Does checking my credit score hurt it?
No — checking your own credit score is a 'soft inquiry' and has zero impact on your score. You can check it daily without any consequence. Only 'hard inquiries' — when a lender pulls your credit to evaluate a loan application — temporarily lower scores, typically by 2–5 points, and only for 12 months. Multiple mortgage or auto loan applications within a 14–45 day window count as a single inquiry (rate shopping is recognized). Monitoring your own credit is encouraged and important for catching errors or fraud.
What credit score do you need to buy a house?
Conventional loans typically require a minimum 620 FICO score, though the best rates (below 7%) require 740+. FHA loans allow scores as low as 500 with a 10% down payment, or 580 with 3.5% down. VA loans (for veterans) have no official minimum score. In practice, every 20-point improvement in your credit score can reduce your mortgage rate by 0.125–0.25%, which on a $350,000 loan translates to $25–$50 less per month and $9,000–$18,000 less over 30 years. Getting your score above 760 before applying for a mortgage is worth significant effort.
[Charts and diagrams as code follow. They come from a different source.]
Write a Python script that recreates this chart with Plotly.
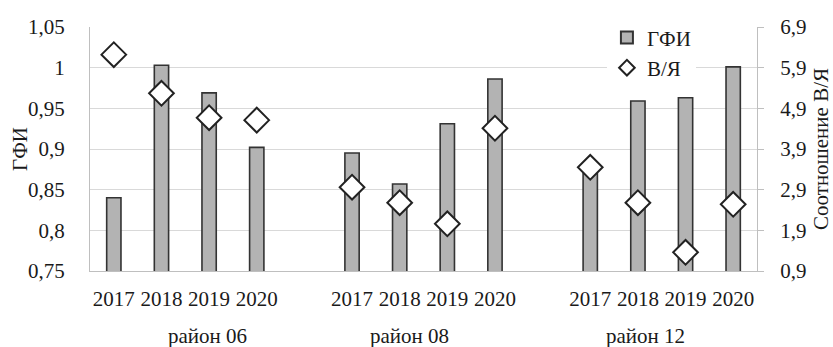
import plotly.graph_objects as go

# District groups and years shown on the category axis
districts = ["район 06", "район 08", "район 12"]
years = ["2017", "2018", "2019", "2020"]

# ГФИ index per district (left axis)
gfi_06 = [0.840, 1.003, 0.969, 0.902]
gfi_08 = [0.895, 0.857, 0.931, 0.986]
gfi_12 = [0.870, 0.959, 0.963, 1.001]

# В/Я ratio per district (right axis)
vy_06 = [6.22, 5.27, 4.67, 4.61]
vy_08 = [2.96, 2.58, 2.06, 4.41]
vy_12 = [3.45, 2.58, 1.36, 2.54]

left_ticks = [0.75, 0.8, 0.85, 0.9, 0.95, 1.0, 1.05]
right_ticks = [0.9, 1.9, 2.9, 3.9, 4.9, 5.9, 6.9]

gfi = gfi_06 + gfi_08 + gfi_12
vy = vy_06 + vy_08 + vy_12

# each district occupies four year slots followed by one empty slot
slot = len(years) + 1
xpos = [g * slot + i for g in range(len(districts)) for i in range(len(years))]
xtext = years * len(districts)

def fmt(v):
    s = f"{v:.2f}".rstrip("0").rstrip(".")
    return s.replace(".", ",")

FONT = "Liberation Serif"
FS = 21
TXT = "#1a1a1a"

fig = go.Figure()
fig.add_trace(go.Bar(
    x=xpos, y=gfi, name="ГФИ", width=0.3,
    marker=dict(color="#b3b3b3", line=dict(color="#333333", width=1.6)),
))
fig.add_trace(go.Scatter(
    x=xpos, y=vy, name="В/Я", mode="markers", yaxis="y2",
    marker=dict(symbol="diamond", size=19, color="white",
                line=dict(color="#222222", width=2)),
))

# district labels beneath the year labels
label_x = [1.96, 6.2, 11.17]
for name, lx in zip(districts, label_x):
    fig.add_annotation(x=lx, y=-0.266, xref="x", yref="paper", text=name,
                       showarrow=False, xanchor="center", yanchor="middle",
                       font=dict(family=FONT, size=FS, color=TXT))

# left axis title
fig.add_annotation(x=-0.105, y=0.5, xref="paper", yref="paper", text="ГФИ",
                   textangle=-90, showarrow=False, xanchor="center",
                   yanchor="middle", font=dict(family=FONT, size=FS, color=TXT))

fig.update_layout(
    width=833, height=347,
    margin=dict(l=90, r=76, t=27, b=76),
    paper_bgcolor="white", plot_bgcolor="white",
    font=dict(family=FONT, size=FS, color=TXT),
    showlegend=True,
    legend=dict(x=0.775, y=1.04, xanchor="left", yanchor="top",
                bgcolor="white", font=dict(family=FONT, size=FS, color=TXT),
                itemwidth=30, tracegroupgap=0, itemsizing="constant"),
    xaxis=dict(range=[-0.5, len(districts) * slot - 1.5],
               tickvals=xpos, ticktext=xtext, ticks="",
               showline=True, linecolor="#bfbfbf", linewidth=1,
               showgrid=False, zeroline=False, ticklabelstandoff=9,
               automargin=False),
    yaxis=dict(range=[0.75, 1.05], tickvals=left_ticks,
               ticktext=[fmt(v) for v in left_ticks],
               showline=True, linecolor="#bfbfbf", linewidth=1,
               gridcolor="#d9d9d9", gridwidth=1.2, zeroline=False,
               ticks="", ticklabelstandoff=20, automargin=False),
    yaxis2=dict(range=[0.9, 6.9], tickvals=right_ticks,
                ticktext=[fmt(v) for v in right_ticks],
                overlaying="y", side="right",
                showline=True, linecolor="#bfbfbf", linewidth=1,
                showgrid=False, zeroline=False,
                ticks="outside", ticklen=6, tickcolor="#bfbfbf",
                ticklabelstandoff=12, automargin=False,
                title=dict(text="Соотношение В/Я", standoff=8,
                           font=dict(family=FONT, size=FS, color=TXT))),
)

fig.write_html("out.html")
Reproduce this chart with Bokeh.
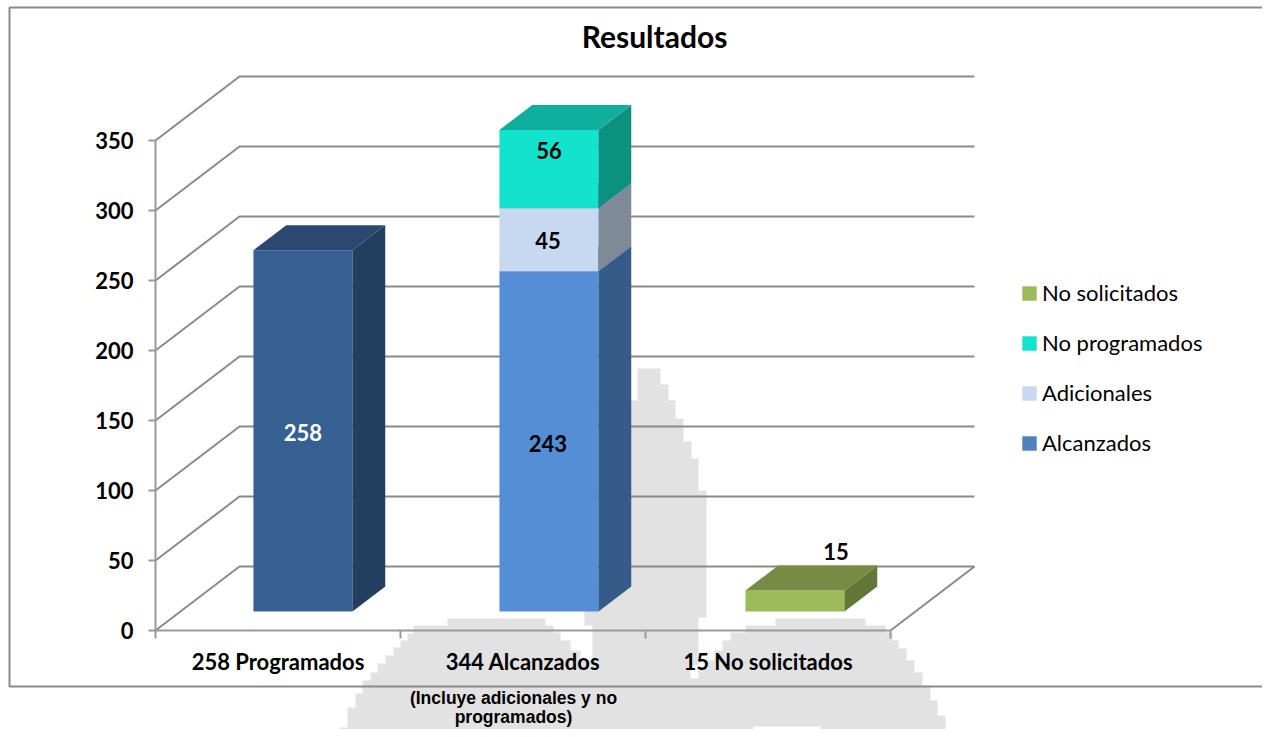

Can you have a perfect 850 credit score?
Yes, roughly 1.3% of Americans have an 850 FICO score — the maximum. Achieving it requires perfect payment history (years of no late payments), very low utilization (under 5%), long average account age (15+ years), no recent hard inquiries, and a mix of credit types. However, the practical difference between 800 and 850 is zero — lenders offer identical rates to anyone above roughly 760–780. Chasing a perfect score beyond 800 has no financial benefit; it's a mathematical achievement rather than a financially meaningful milestone.